DIRECTIONS: In the listing that follows, retype every line from the first through the one containing "const yDomain = [-0.098, 1.048];". Pictures are to be left out.

AVAILABLE DATA:

++++++++

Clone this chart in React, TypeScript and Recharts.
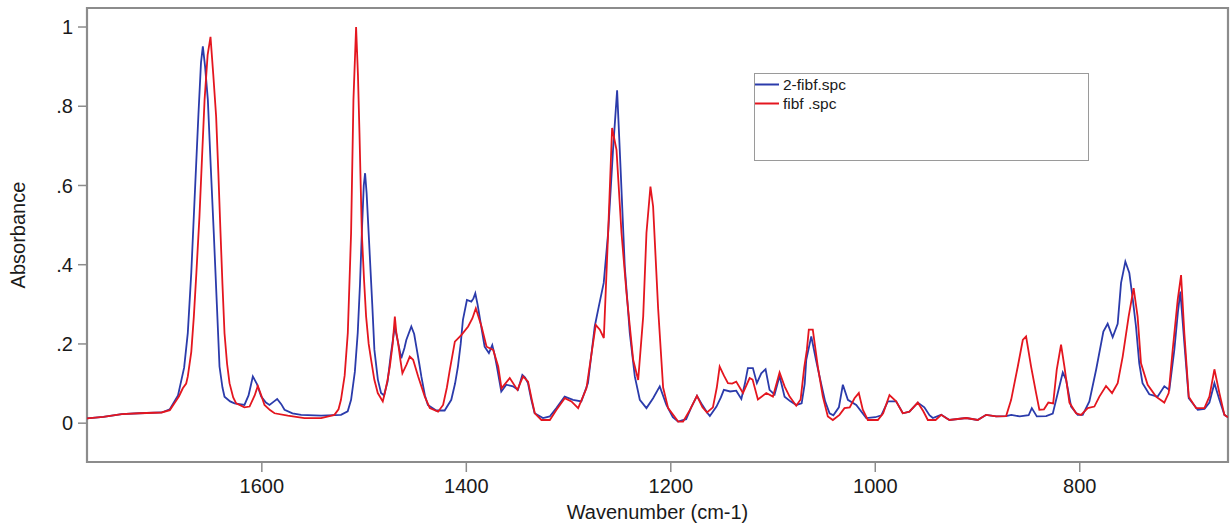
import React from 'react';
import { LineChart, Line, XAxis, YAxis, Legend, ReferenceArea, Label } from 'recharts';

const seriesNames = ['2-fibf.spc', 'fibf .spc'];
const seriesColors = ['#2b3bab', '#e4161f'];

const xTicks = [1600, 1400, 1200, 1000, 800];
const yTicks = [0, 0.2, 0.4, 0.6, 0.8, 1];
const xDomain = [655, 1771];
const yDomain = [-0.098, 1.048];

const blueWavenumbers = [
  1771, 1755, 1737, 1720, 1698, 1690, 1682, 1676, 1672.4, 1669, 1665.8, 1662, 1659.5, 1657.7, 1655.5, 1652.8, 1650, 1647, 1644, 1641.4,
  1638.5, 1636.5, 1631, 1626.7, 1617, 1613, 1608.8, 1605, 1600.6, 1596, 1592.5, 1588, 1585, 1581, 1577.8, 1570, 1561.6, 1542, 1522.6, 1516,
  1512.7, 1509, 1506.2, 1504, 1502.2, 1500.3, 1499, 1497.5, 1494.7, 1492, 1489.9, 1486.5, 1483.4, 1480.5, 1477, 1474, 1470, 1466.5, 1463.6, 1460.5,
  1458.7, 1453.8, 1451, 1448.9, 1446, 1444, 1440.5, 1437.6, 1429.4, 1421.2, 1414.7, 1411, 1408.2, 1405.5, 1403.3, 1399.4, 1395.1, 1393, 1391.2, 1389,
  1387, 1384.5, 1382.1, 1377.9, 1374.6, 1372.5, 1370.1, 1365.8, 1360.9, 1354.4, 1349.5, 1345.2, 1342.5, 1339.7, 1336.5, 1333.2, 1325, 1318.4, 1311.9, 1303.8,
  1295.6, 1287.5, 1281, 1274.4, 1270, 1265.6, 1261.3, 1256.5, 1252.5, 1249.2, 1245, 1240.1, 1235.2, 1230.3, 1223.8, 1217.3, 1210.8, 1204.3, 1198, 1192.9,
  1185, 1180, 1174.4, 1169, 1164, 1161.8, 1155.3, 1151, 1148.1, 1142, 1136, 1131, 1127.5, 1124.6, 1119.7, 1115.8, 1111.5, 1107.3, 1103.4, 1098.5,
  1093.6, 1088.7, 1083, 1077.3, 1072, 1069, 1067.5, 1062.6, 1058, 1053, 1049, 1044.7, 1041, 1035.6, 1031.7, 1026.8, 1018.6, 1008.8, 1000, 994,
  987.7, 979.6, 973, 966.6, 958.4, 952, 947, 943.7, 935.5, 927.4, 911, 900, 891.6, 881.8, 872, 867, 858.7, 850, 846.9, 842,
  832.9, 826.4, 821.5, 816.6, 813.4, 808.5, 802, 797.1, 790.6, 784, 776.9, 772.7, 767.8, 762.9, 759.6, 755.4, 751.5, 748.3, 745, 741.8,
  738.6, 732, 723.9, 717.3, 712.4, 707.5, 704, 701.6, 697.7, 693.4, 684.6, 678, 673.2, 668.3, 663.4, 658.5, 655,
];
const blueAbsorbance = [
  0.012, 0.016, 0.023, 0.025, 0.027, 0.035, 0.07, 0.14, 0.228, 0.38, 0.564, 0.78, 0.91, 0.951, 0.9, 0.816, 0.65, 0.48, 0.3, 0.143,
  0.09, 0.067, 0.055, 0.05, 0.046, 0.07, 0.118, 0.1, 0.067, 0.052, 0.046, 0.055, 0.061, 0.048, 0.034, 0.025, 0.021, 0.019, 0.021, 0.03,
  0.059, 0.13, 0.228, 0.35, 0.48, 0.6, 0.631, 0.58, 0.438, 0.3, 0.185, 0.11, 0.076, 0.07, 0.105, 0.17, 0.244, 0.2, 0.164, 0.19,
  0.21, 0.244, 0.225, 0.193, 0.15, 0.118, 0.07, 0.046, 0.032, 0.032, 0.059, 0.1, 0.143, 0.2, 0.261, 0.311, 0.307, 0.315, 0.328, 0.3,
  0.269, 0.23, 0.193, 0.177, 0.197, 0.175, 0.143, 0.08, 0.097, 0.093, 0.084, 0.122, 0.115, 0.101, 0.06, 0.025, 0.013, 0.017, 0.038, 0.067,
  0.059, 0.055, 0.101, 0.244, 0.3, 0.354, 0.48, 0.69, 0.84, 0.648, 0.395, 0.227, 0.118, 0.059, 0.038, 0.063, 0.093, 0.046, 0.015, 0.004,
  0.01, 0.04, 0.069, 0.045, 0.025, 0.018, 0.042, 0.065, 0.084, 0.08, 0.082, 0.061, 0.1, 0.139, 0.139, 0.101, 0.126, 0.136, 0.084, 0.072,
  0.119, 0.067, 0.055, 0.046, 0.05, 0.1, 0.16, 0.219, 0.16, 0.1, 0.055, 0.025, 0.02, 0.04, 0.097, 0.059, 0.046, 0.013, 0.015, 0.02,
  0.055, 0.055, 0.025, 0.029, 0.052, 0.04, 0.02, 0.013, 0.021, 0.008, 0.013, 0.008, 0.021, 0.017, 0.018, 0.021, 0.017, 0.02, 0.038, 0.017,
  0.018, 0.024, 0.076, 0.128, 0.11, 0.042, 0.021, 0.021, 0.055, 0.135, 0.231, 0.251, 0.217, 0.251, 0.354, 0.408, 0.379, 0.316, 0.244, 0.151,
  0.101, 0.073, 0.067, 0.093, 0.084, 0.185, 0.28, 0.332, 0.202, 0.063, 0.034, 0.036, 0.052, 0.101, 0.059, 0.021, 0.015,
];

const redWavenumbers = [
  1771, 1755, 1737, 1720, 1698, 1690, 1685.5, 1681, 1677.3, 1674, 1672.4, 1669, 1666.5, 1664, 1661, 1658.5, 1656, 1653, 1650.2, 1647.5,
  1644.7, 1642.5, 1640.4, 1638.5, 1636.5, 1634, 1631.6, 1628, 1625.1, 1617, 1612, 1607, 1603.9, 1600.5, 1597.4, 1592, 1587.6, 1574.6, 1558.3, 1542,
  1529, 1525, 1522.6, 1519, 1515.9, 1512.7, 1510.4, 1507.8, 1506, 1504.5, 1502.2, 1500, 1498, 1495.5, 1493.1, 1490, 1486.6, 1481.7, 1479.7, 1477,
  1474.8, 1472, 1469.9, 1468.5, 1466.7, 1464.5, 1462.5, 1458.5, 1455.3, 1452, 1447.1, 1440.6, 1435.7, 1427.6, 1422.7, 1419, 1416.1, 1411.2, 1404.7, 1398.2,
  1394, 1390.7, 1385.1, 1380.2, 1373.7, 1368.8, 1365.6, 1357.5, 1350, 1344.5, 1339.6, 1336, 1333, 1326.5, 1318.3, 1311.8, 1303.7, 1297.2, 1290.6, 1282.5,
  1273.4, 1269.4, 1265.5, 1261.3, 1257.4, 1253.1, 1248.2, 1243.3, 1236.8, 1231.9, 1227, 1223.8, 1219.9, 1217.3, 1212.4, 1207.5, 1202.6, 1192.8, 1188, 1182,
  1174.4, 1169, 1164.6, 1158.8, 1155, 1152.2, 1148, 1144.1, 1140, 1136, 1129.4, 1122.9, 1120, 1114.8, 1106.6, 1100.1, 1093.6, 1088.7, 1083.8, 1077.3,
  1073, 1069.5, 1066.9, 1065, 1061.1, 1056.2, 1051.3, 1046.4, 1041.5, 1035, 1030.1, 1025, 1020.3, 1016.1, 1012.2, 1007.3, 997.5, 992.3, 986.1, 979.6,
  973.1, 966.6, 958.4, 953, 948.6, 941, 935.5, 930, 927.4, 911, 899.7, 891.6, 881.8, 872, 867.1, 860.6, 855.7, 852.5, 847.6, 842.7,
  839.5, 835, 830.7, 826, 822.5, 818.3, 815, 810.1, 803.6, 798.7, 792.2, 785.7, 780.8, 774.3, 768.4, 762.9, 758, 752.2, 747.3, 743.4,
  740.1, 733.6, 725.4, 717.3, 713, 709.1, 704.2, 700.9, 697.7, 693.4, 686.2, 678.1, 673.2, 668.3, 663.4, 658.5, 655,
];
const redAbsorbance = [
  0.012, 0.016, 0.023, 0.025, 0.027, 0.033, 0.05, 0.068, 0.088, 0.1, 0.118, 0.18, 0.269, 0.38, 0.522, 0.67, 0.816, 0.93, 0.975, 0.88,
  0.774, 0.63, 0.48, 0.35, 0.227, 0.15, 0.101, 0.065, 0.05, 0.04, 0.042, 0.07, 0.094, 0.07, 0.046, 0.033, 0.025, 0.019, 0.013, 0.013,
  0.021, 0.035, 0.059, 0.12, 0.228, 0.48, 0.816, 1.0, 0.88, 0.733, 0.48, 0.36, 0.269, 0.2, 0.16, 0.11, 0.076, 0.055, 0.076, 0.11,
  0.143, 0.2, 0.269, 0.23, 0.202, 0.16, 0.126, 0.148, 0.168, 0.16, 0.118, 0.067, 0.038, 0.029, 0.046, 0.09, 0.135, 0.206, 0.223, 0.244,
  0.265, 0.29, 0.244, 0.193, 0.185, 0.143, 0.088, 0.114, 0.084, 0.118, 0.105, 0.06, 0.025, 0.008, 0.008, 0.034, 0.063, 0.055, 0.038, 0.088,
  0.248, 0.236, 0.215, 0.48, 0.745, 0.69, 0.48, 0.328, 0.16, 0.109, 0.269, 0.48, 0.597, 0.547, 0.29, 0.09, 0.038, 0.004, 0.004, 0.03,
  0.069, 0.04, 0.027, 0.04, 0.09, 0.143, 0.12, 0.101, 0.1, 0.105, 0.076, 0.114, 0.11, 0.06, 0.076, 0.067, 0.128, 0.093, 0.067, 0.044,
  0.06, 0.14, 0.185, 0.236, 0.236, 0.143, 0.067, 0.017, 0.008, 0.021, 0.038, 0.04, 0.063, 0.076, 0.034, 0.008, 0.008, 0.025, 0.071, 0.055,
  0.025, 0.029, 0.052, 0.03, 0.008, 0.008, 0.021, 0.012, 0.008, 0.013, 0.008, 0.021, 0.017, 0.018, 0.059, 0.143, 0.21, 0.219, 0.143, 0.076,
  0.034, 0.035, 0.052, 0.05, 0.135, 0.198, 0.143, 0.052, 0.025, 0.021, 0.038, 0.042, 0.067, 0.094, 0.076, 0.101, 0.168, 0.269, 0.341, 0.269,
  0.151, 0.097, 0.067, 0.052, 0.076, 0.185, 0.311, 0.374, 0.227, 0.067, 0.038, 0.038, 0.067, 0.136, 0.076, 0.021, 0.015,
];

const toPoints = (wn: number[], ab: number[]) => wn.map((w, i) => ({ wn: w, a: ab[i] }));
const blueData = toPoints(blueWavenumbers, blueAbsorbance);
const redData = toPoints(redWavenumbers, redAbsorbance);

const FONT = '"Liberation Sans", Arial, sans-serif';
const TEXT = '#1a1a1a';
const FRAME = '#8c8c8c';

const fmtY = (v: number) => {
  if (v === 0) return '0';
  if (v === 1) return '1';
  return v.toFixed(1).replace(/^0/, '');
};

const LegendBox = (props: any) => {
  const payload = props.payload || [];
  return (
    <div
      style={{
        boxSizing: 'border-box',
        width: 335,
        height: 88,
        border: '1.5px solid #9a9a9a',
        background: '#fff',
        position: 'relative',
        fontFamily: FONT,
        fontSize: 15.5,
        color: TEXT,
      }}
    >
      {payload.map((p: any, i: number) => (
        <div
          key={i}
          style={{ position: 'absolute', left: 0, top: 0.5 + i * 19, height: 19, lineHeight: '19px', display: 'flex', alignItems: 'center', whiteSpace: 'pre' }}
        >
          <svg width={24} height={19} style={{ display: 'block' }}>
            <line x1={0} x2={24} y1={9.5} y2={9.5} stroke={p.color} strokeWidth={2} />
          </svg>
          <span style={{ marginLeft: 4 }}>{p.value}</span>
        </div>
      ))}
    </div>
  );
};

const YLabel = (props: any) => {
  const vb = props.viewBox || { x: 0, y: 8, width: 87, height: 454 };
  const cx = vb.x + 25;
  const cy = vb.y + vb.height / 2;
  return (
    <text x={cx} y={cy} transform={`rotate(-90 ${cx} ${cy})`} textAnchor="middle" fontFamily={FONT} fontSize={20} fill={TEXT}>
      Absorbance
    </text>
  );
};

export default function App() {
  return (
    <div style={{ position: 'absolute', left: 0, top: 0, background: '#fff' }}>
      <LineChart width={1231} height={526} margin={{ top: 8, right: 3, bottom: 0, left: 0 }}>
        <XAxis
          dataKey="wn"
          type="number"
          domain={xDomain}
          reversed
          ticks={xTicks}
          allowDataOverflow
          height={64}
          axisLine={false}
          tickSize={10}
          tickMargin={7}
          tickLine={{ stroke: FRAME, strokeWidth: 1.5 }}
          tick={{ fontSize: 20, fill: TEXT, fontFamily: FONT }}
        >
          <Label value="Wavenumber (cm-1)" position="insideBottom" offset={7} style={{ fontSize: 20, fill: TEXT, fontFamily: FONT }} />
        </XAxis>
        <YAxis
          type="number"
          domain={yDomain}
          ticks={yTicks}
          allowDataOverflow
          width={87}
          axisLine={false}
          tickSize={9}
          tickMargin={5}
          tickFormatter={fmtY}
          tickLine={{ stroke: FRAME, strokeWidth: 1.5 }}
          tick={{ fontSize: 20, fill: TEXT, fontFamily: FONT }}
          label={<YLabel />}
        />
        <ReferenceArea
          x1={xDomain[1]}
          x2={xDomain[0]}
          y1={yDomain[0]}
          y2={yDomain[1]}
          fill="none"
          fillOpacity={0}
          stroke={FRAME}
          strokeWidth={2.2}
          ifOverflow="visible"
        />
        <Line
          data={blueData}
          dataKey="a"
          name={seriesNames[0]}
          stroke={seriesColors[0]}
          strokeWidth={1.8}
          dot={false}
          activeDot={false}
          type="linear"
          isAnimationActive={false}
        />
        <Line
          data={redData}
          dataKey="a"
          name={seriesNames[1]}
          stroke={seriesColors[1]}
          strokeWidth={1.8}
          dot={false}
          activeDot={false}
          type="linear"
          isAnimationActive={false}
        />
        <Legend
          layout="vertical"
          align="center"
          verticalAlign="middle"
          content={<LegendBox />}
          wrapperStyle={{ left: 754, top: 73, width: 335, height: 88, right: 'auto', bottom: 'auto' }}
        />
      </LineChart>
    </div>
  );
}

++++++++

FULL ANSWER:
Clone this chart in React, TypeScript and Recharts.
import React from 'react';
import { LineChart, Line, XAxis, YAxis, Legend, ReferenceArea, Label } from 'recharts';

const seriesNames = ['2-fibf.spc', 'fibf .spc'];
const seriesColors = ['#2b3bab', '#e4161f'];

const xTicks = [1600, 1400, 1200, 1000, 800];
const yTicks = [0, 0.2, 0.4, 0.6, 0.8, 1];
const xDomain = [655, 1771];
const yDomain = [-0.098, 1.048];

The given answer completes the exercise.